### [What is asked]
Retype exactly the lines from the first one through the line with "1.77, 1.57, 1.60];", including both ends; skip any pictures.

### [Raw data]
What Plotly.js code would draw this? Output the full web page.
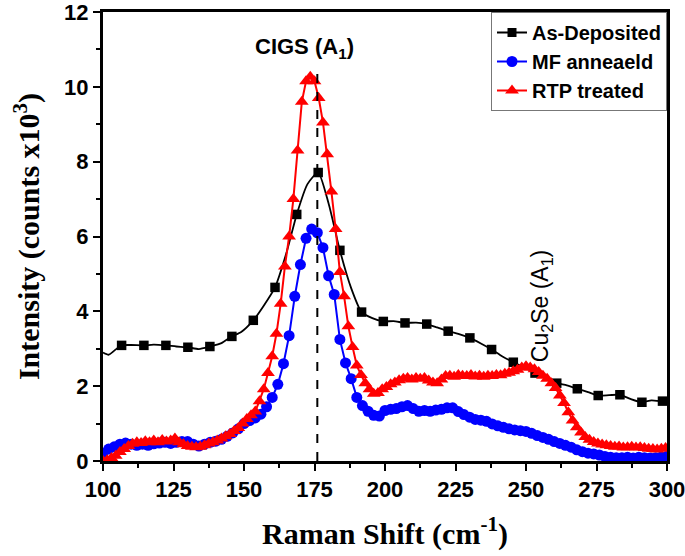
<!DOCTYPE html>
<html>
<head>
<meta charset="utf-8">
<script src="https://cdn.plot.ly/plotly-3.0.1.min.js"></script>
<style>html,body{margin:0;padding:0;background:#fff;}#chart{width:685px;height:556px;}</style>
</head>
<body>
<div id="chart"></div>
<script>
// ---- Data ----
const seriesNames = ["As-Deposited", "MF anneaeld", "RTP treated"];

// As-Deposited: continuous line
const asDepLineX = [100, 102, 104, 106.6, 110, 114.5, 118, 122.3, 126, 130.1, 134, 137.9, 142, 145.7, 149, 153.3, 157, 161.0, 165, 168.7, 172.5, 176.3, 180, 184.0, 188, 191.7, 195.5, 199.4, 203, 207.1, 211, 214.8, 218.5, 222.4, 226, 230.1, 234, 237.8, 241.5, 245.5, 249.5, 253.2, 257, 260.9, 264.5, 268.2, 272, 275.6, 279.5, 283.3, 287, 291.1, 294.5, 298.4, 300];
const asDepLineY = [2.90, 2.84, 2.95, 3.09, 3.10, 3.09, 3.11, 3.09, 3.06, 3.04, 2.99, 3.06, 3.15, 3.33, 3.45, 3.76, 4.15, 4.64, 5.55, 6.59, 7.40, 7.71, 6.88, 5.63, 4.62, 3.98, 3.82, 3.73, 3.74, 3.69, 3.70, 3.66, 3.57, 3.47, 3.40, 3.29, 3.14, 2.98, 2.80, 2.64, 2.50, 2.35, 2.20, 2.08, 2.02, 1.93, 1.84, 1.75, 1.76, 1.77, 1.66, 1.57, 1.62, 1.60, 1.64];
// As-Deposited: square markers
const asDepMarkX = [106.6, 114.5, 122.3, 130.1, 137.9, 145.7, 153.3, 161.0, 168.7, 176.3, 184.0, 191.7, 199.4, 207.1, 214.8, 222.4, 230.1, 237.8, 245.5, 253.2, 260.9, 268.2, 275.6, 283.3, 291.1, 298.4];
const asDepMarkY = [3.09, 3.09, 3.09, 3.04, 3.06, 3.33, 3.76, 4.64, 6.59, 7.71, 5.63, 3.98, 3.73, 3.69, 3.66, 3.47, 3.29, 2.98, 2.64, 2.35, 2.08, 1.93, 1.75, 1.77, 1.57, 1.60];

// MF annealed
const mfX = [100, 102, 104, 106, 108, 110, 112, 114, 116, 118, 120, 122, 124, 126, 128, 130, 132, 134, 136, 138, 140, 142, 144, 146, 148, 150, 152, 154, 156, 158, 160, 162, 164, 166, 168, 170, 172, 174, 176, 178, 180, 182, 184, 186, 188, 190, 192, 194, 196, 198, 200, 202, 204, 206, 208, 210, 212, 214, 216, 218, 220, 222, 224, 226, 228, 230, 232, 234, 236, 238, 240, 242, 244, 246, 248, 250, 252, 254, 256, 258, 260, 262, 264, 266, 268, 270, 272, 274, 276, 278, 280, 282, 284, 286, 288, 290, 292, 294, 296, 298, 300];
const mfY = [0.20, 0.32, 0.38, 0.45, 0.48, 0.45, 0.42, 0.45, 0.42, 0.46, 0.48, 0.50, 0.47, 0.50, 0.52, 0.52, 0.45, 0.40, 0.45, 0.50, 0.53, 0.58, 0.66, 0.75, 0.86, 1.00, 1.08, 1.15, 1.25, 1.45, 1.70, 2.05, 2.60, 3.35, 4.40, 5.25, 5.95, 6.20, 6.10, 5.70, 4.95, 4.45, 3.25, 2.62, 2.20, 1.70, 1.48, 1.33, 1.22, 1.20, 1.35, 1.38, 1.40, 1.45, 1.48, 1.40, 1.33, 1.35, 1.33, 1.36, 1.38, 1.42, 1.42, 1.32, 1.24, 1.17, 1.11, 1.09, 1.06, 0.99, 0.94, 0.90, 0.86, 0.83, 0.81, 0.79, 0.74, 0.68, 0.63, 0.58, 0.52, 0.47, 0.42, 0.37, 0.30, 0.25, 0.21, 0.19, 0.16, 0.12, 0.10, 0.09, 0.09, 0.10, 0.08, 0.10, 0.09, 0.08, 0.09, 0.11, 0.13];

// RTP treated
const rtpX = [100, 101.5, 103, 104.5, 106, 107.5, 109, 110.5, 112, 113.5, 115, 116.5, 118, 119.5, 121, 122.5, 124, 125.5, 127, 128.5, 130, 131.5, 133, 134.5, 136, 137.5, 139, 140.5, 142, 143.5, 145, 146.5, 148, 149.5, 151, 152.5, 154, 155.5, 157, 158.5, 160, 161.5, 163, 164.5, 166, 167.5, 169, 170.5, 172, 173.5, 175, 176.5, 178, 179.5, 181, 182.5, 184, 185.5, 187, 188.5, 190, 191.5, 193, 194.5, 196, 197.5, 199, 200.5, 202, 203.5, 205, 206.5, 208, 209.5, 211, 212.5, 214, 215.5, 217, 218.5, 220, 221.5, 223, 224.5, 226, 227.5, 229, 230.5, 232, 233.5, 235, 236.5, 238, 239.5, 241, 242.5, 244, 245.5, 247, 248.5, 250, 251.5, 253, 254.5, 256, 257.5, 259, 260.5, 262, 263.5, 265, 266.5, 268, 269.5, 271, 272.5, 274, 275.5, 277, 278.5, 280, 281.5, 283, 284.5, 286, 287.5, 289, 290.5, 292, 293.5, 295, 296.5, 298, 299.5];
const rtpY = [0.00, 0.02, 0.08, 0.14, 0.24, 0.32, 0.40, 0.46, 0.50, 0.48, 0.53, 0.50, 0.55, 0.50, 0.56, 0.52, 0.55, 0.60, 0.50, 0.45, 0.40, 0.38, 0.37, 0.38, 0.42, 0.47, 0.50, 0.55, 0.60, 0.66, 0.72, 0.80, 0.88, 1.00, 1.12, 1.22, 1.32, 1.60, 1.92, 2.35, 2.80, 3.40, 4.20, 5.20, 6.00, 7.00, 8.30, 9.60, 10.15, 10.27, 10.15, 9.70, 9.05, 8.20, 7.20, 6.20, 5.05, 4.40, 3.60, 3.05, 2.55, 2.30, 2.08, 1.92, 1.80, 1.82, 1.92, 1.98, 2.05, 2.10, 2.16, 2.20, 2.22, 2.18, 2.22, 2.20, 2.22, 2.15, 2.10, 2.08, 2.18, 2.27, 2.28, 2.25, 2.30, 2.28, 2.27, 2.30, 2.26, 2.28, 2.25, 2.28, 2.27, 2.30, 2.29, 2.33, 2.36, 2.40, 2.44, 2.50, 2.53, 2.50, 2.45, 2.38, 2.28, 2.20, 2.08, 1.95, 1.75, 1.55, 1.30, 1.08, 0.90, 0.76, 0.64, 0.57, 0.51, 0.47, 0.44, 0.42, 0.40, 0.38, 0.39, 0.36, 0.37, 0.38, 0.36, 0.37, 0.35, 0.33, 0.32, 0.31, 0.33, 0.35];

const xTickVals = [100, 125, 150, 175, 200, 225, 250, 275, 300];
const yTickVals = [0, 2, 4, 6, 8, 10, 12];
const peakCIGS = 176;

const FONT = "Liberation Sans, Arial, sans-serif";
const SERIF = "Liberation Serif, Times New Roman, serif";

const traces = [
  // legend entry for As-Deposited
  {x: [null], y: [null], type: "scatter", mode: "lines+markers", name: seriesNames[0],
   line: {color: "#000000", width: 2}, marker: {symbol: "square", size: 9, color: "#000000"}},
  {x: asDepLineX, y: asDepLineY, type: "scatter", mode: "lines", showlegend: false,
   line: {color: "#000000", width: 1.8, shape: "spline", smoothing: 0.6}, hoverinfo: "skip"},
  {x: asDepMarkX, y: asDepMarkY, type: "scatter", mode: "markers", showlegend: false,
   marker: {symbol: "square", size: 9.5, color: "#000000"}},
  {x: mfX, y: mfY, type: "scatter", mode: "lines+markers", name: seriesNames[1],
   line: {color: "#0000FF", width: 2}, marker: {symbol: "circle", size: 11, color: "#0000FF"}},
  {x: rtpX, y: rtpY, type: "scatter", mode: "lines+markers", name: seriesNames[2],
   line: {color: "#FF0000", width: 2}, marker: {symbol: "triangle-up", size: 12, color: "#FF0000"}}
];

const axisCommon = {
  showline: true, mirror: true, linecolor: "#000", linewidth: 3,
  ticks: "outside", ticklen: 7, tickwidth: 2, tickcolor: "#000",
  showgrid: false, zeroline: false, ticklabeloverflow: "allow",
  tickfont: {family: FONT, size: 22, color: "#000", weight: "bold"}
};

const layout = {
  width: 685, height: 556,
  margin: {l: 103, r: 18, t: 12, b: 95},
  paper_bgcolor: "#fff", plot_bgcolor: "#fff",
  showlegend: true,
  legend: {x: 1, xanchor: "right", y: 1, yanchor: "top", bgcolor: "#fff",
           bordercolor: "#777", borderwidth: 1, tracegroupgap: 0,
           font: {family: FONT, size: 20, color: "#000", weight: "bold"}},
  xaxis: Object.assign({}, axisCommon, {
    range: [100, 300], tickvals: xTickVals, ticktext: xTickVals.map(String),
    minor: {dtick: 12.5, tick0: 100, ticks: "outside", ticklen: 4, tickwidth: 2, tickcolor: "#000"},
    title: {text: "Raman Shift (cm<sup>-1</sup>)", font: {family: SERIF, size: 30, color: "#000", weight: "bold"}, standoff: 22}
  }),
  yaxis: Object.assign({}, axisCommon, {
    range: [0, 12], tickvals: yTickVals, ticktext: yTickVals.map(String),
    minor: {dtick: 1, tick0: 0, ticks: "outside", ticklen: 4, tickwidth: 2, tickcolor: "#000"},
    title: {text: "Intensity (counts x10<sup>3</sup>)", font: {family: SERIF, size: 30, color: "#000", weight: "bold"}, standoff: 16}
  }),
  shapes: [
    {type: "line", xref: "x", yref: "y", x0: peakCIGS, x1: peakCIGS, y0: 0, y1: 10.55,
     line: {color: "#000", width: 2, dash: "dash"}}
  ],
  annotations: [
    {x: 171.5, y: 11.05, xref: "x", yref: "y", text: "CIGS (A<sub>1</sub>)", showarrow: false,
     font: {family: FONT, size: 22, color: "#000", weight: "bold"}},
    {x: 255.5, y: 4.15, xref: "x", yref: "y", text: "Cu<sub>2</sub>Se (A<sub>1</sub>)", showarrow: false,
     textangle: -90, font: {family: FONT, size: 23, color: "#000"}}
  ]
};

Plotly.newPlot("chart", traces, layout, {displayModeBar: false, staticPlot: true});
</script>
</body>
</html>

### [Solved problem]
What Plotly.js code would draw this? Output the full web page.
<!DOCTYPE html>
<html>
<head>
<meta charset="utf-8">
<script src="https://cdn.plot.ly/plotly-3.0.1.min.js"></script>
<style>html,body{margin:0;padding:0;background:#fff;}#chart{width:685px;height:556px;}</style>
</head>
<body>
<div id="chart"></div>
<script>
// ---- Data ----
const seriesNames = ["As-Deposited", "MF anneaeld", "RTP treated"];

// As-Deposited: continuous line
const asDepLineX = [100, 102, 104, 106.6, 110, 114.5, 118, 122.3, 126, 130.1, 134, 137.9, 142, 145.7, 149, 153.3, 157, 161.0, 165, 168.7, 172.5, 176.3, 180, 184.0, 188, 191.7, 195.5, 199.4, 203, 207.1, 211, 214.8, 218.5, 222.4, 226, 230.1, 234, 237.8, 241.5, 245.5, 249.5, 253.2, 257, 260.9, 264.5, 268.2, 272, 275.6, 279.5, 283.3, 287, 291.1, 294.5, 298.4, 300];
const asDepLineY = [2.90, 2.84, 2.95, 3.09, 3.10, 3.09, 3.11, 3.09, 3.06, 3.04, 2.99, 3.06, 3.15, 3.33, 3.45, 3.76, 4.15, 4.64, 5.55, 6.59, 7.40, 7.71, 6.88, 5.63, 4.62, 3.98, 3.82, 3.73, 3.74, 3.69, 3.70, 3.66, 3.57, 3.47, 3.40, 3.29, 3.14, 2.98, 2.80, 2.64, 2.50, 2.35, 2.20, 2.08, 2.02, 1.93, 1.84, 1.75, 1.76, 1.77, 1.66, 1.57, 1.62, 1.60, 1.64];
// As-Deposited: square markers
const asDepMarkX = [106.6, 114.5, 122.3, 130.1, 137.9, 145.7, 153.3, 161.0, 168.7, 176.3, 184.0, 191.7, 199.4, 207.1, 214.8, 222.4, 230.1, 237.8, 245.5, 253.2, 260.9, 268.2, 275.6, 283.3, 291.1, 298.4];
const asDepMarkY = [3.09, 3.09, 3.09, 3.04, 3.06, 3.33, 3.76, 4.64, 6.59, 7.71, 5.63, 3.98, 3.73, 3.69, 3.66, 3.47, 3.29, 2.98, 2.64, 2.35, 2.08, 1.93, 1.75, 1.77, 1.57, 1.60];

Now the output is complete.